No início deste ano, duas meninas, de 11 e 13 anos, foram levadas por um taxista a um motel no bairro Santa Maria. A polícia flagrou o indivíduo, que está preso no Complexo Penitenciário Manoel Carvalho Neto (Compecan), em São Cristóvão. As garotas foram levadas pelo Conselho Tutelar da área do Santa Maria, mas só ficaram sob às vistas dos conselheiros por poucos dias. Três meses depois, o JORNAL DA CIDADE flagrou uma delas, a mais velha, perambulando pelo bairro com roupas sumárias.
Nos cruzamentos da cidade, entre um sinal vermelho e outro, crianças e adolescentes limpam pára-brisas, vendem balas e algumas até seus corpos, distantes de ações e programas de governo (ver boxe). Nas portas de supermercados e nas imediações de feiras livres, outras dezenas trocaram os carrinhos de brinquedo por carrinhos de mão pesados de compras de pessoas que dão alguns trocados pelo serviço ilegal. Em Sergipe, são 58 mil jovens com idades entre 10 a 17 anos que exercem algum tipo de trabalho, remunerado ou não, mas que, em qualquer uma das duas situações, é infração de lei.
Aniversário do ECA
Semana passada, o Estatuto da Criança e do Adolescente completou 19 anos. Na avaliação de Thiago Oliveira, muitos avanços foram conquistados ao longo dessas quase duas décadas de existência, mas ainda há muito que se caminhar em busca de dignidade para a infância e adolescência.
Mais transparência e prioridades na questão orçamentária é um desses passos em que é preciso acelerar. “Penso que falta ainda dar mais transparência na utilização dos recursos. É preciso também ampliar a destinação de verbas para a área e que não seja contingenciada. O que se destina já é pouco e ainda é contingenciada, daí torna-se menor ainda”, falou.
Ele lembrou que, baseado na Constituição Federal e no ECA, a verba para a infância e a juventude não pode ser contingenciada, pois as duas legislações estabelecem a infância e juventude como prioridades da Nação. “Mas o que vemos na prática é que o governo está destinando esses recursos para outras áreas ou para fazer reservas.

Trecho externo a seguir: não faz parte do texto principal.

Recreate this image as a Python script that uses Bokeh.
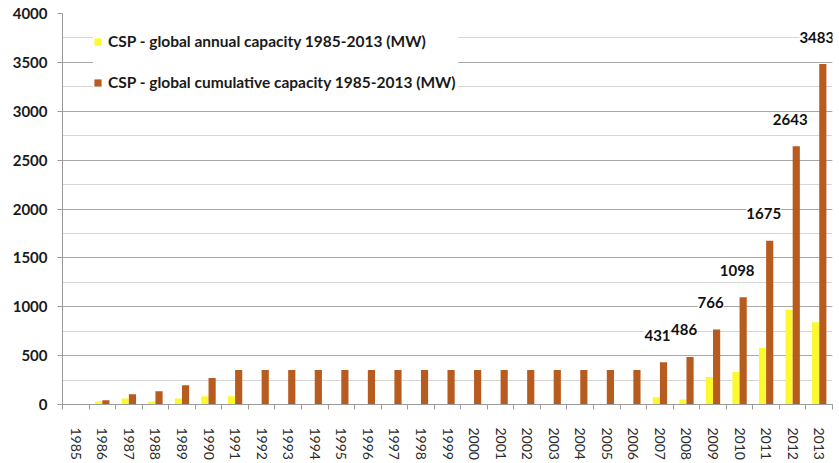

Infelizmente, não existe na nossa legislação algo que possa pressionar com mais força o governo para que use a verba da infância, para essa área, pois a lógica do orçamento é que ele é autorizativo e não impositivo, portanto, é uma decisão política de governo e quem decide o que vai fazer com o dinheiro é o chefe do Executivo e o que nós vemos é que não há prioridade na área da infância e juventude”, falou.
Simplificar orçamento
O vice-presidente do Conselho Municipal dos Direitos da Criança e do Adolescente (CMDCA), Gean Santos, destacou a importância de simplificar o orçamento a fim de que possa ser acompanhado mais facilmente pelo cidadão. “Acompanhar a aplicação dos recursos no orçamento é um desafio”, disse. Segundo ele, a dificuldade está não só em conseguir entender e acompanhar as aplicações, mas até mesmo, também, pelos percalços para se conseguir ter acesso a ele. Assim como o CEDCA, o Conselho Municipal também precisou recorrer ao Ministério Público Estadual para conseguir ter uma cópia do orçamento em mãos.

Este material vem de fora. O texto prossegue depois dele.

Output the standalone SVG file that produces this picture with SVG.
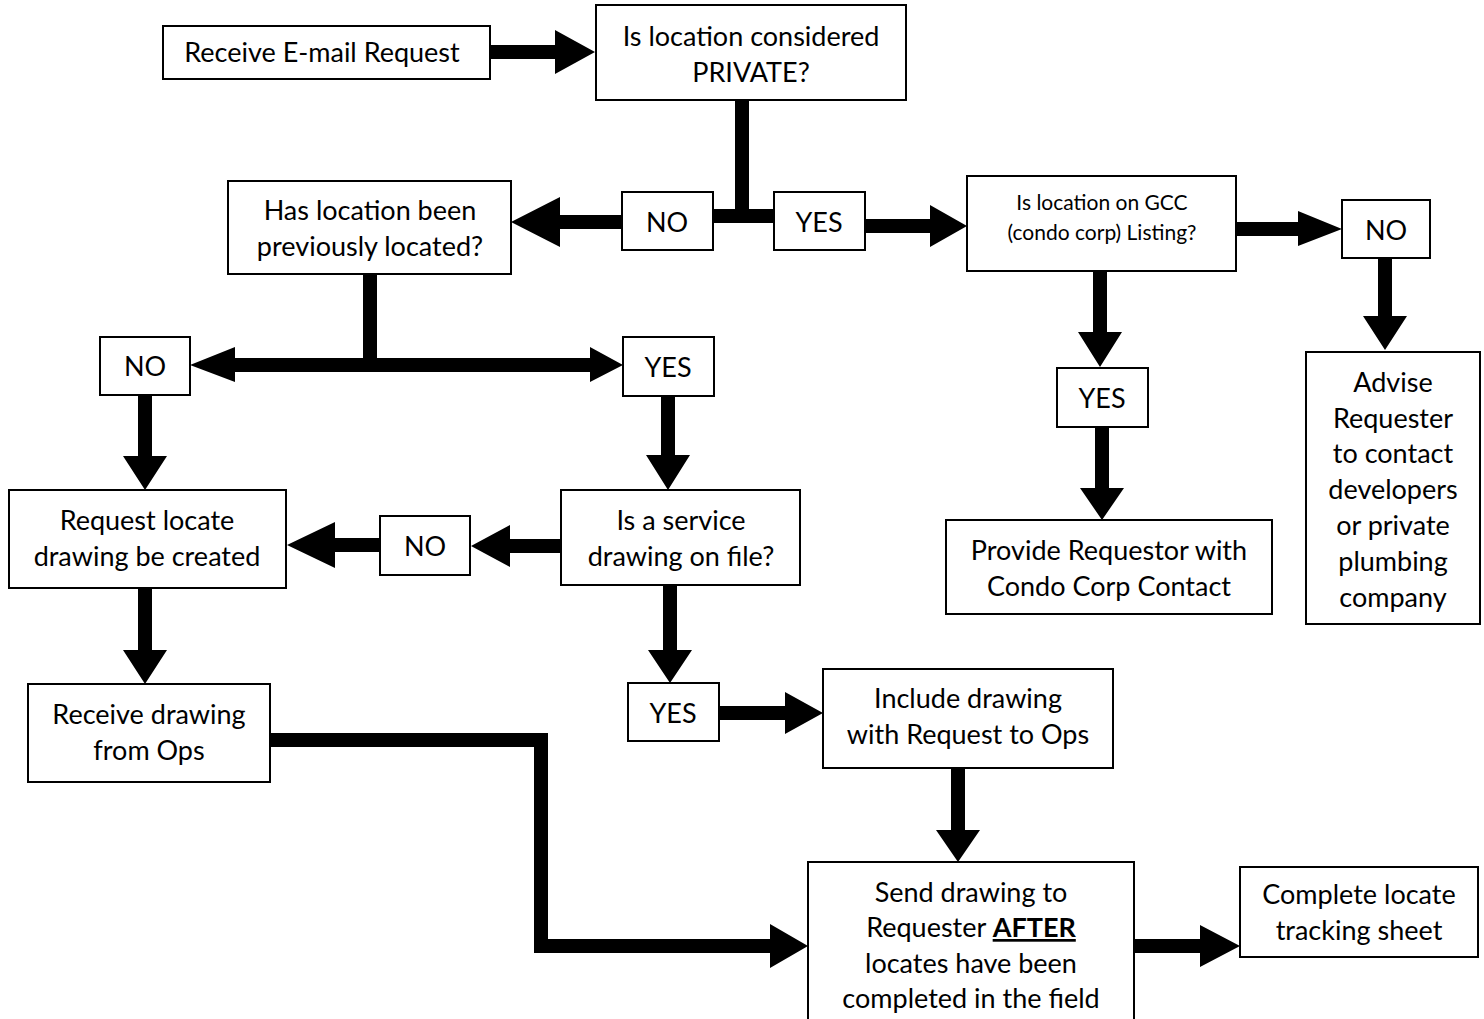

Para a primeira das dificuldades – a da compreensão – representantes do Fórum de Defesa dos Direitos da Criança e do Adolescente (FDDCA) e dos conselhos participaram em 2007 de um curso promovido pelo Fórum Nacional DCA em conjunto com entidades que atuam na área do orçamento público (o Inesc foi um deles). Thiago Oliveira e Gean Santos participaram.
Investimento Criança
No ano passado, o termo Orçamento Criança (OC) foi substituído por Investimento Criança (IC). O Unicef considera que o Investimento Criança é formado por investimento ou gasto específico em programas e iniciativas dirigidos especificamente a crianças e adolescentes e pelo gasto indireto ou investimento que beneficia predominantemente a esse público a partir de programas e iniciativas dirigidos à família e/ou outros agentes, como o Bolsa Família, e que proporcionem bem-estar a crianças e adolescentes.
Programas desenvolvidos
Segundo o Departamento de Assistência Social da Secretaria de Estado da Inclusão, Assistência e do Desenvolvimento Social (Seides), o Estado coordena programas de atenção a crianças e adolescentes que são executados pelos municípios. Esses programas se dividem em proteção social básica e a especial.
Entre os programas ProJovem Adolescente, Peti e abrigos, são atendidas 37.500 crianças. Existem ainda cerca de três mil assistidas pelo Departamento de Inclusão Produtiva, através dos nove Espaços de Convivência Comunitária (ECCO’s) também da Seides. De acordo com a chefe desse departamento, Eleonora da Graça, nesses locais a juventude tem atividades de arte e educação e reforço pedagógico (banca escolar).
Os programas coordenados pela Seides são: ProJovem Adolescente; Benefício da Prestação Continuada, que consiste em uma espécie de aposentadoria por idade ou incapacidade produtiva para aqueles cuja renda per capita familiar seja inferior a ¼ do salário mínimo; Peti; Serviços de Enfrentamento à Violência, Abuso e Exploração Sexual de Crianças e Adolescentes e suas famílias; Serviço de Orientação e acompanhamento a Adolescentes em Cumprimento de Medidas Sócioeducativas em Meio Aberto (Liberdade Assistida e Prestação de Serviço a Comunidade); e os abrigos.
O Projovem atende atualmente 6.300 adolescentes entre 15 a 17 anos pertencentes ao Bolsa Família e egressos do Peti. Já o Peti atende 30.875 crianças e adolescentes. Nos abrigos estão 474 jovens.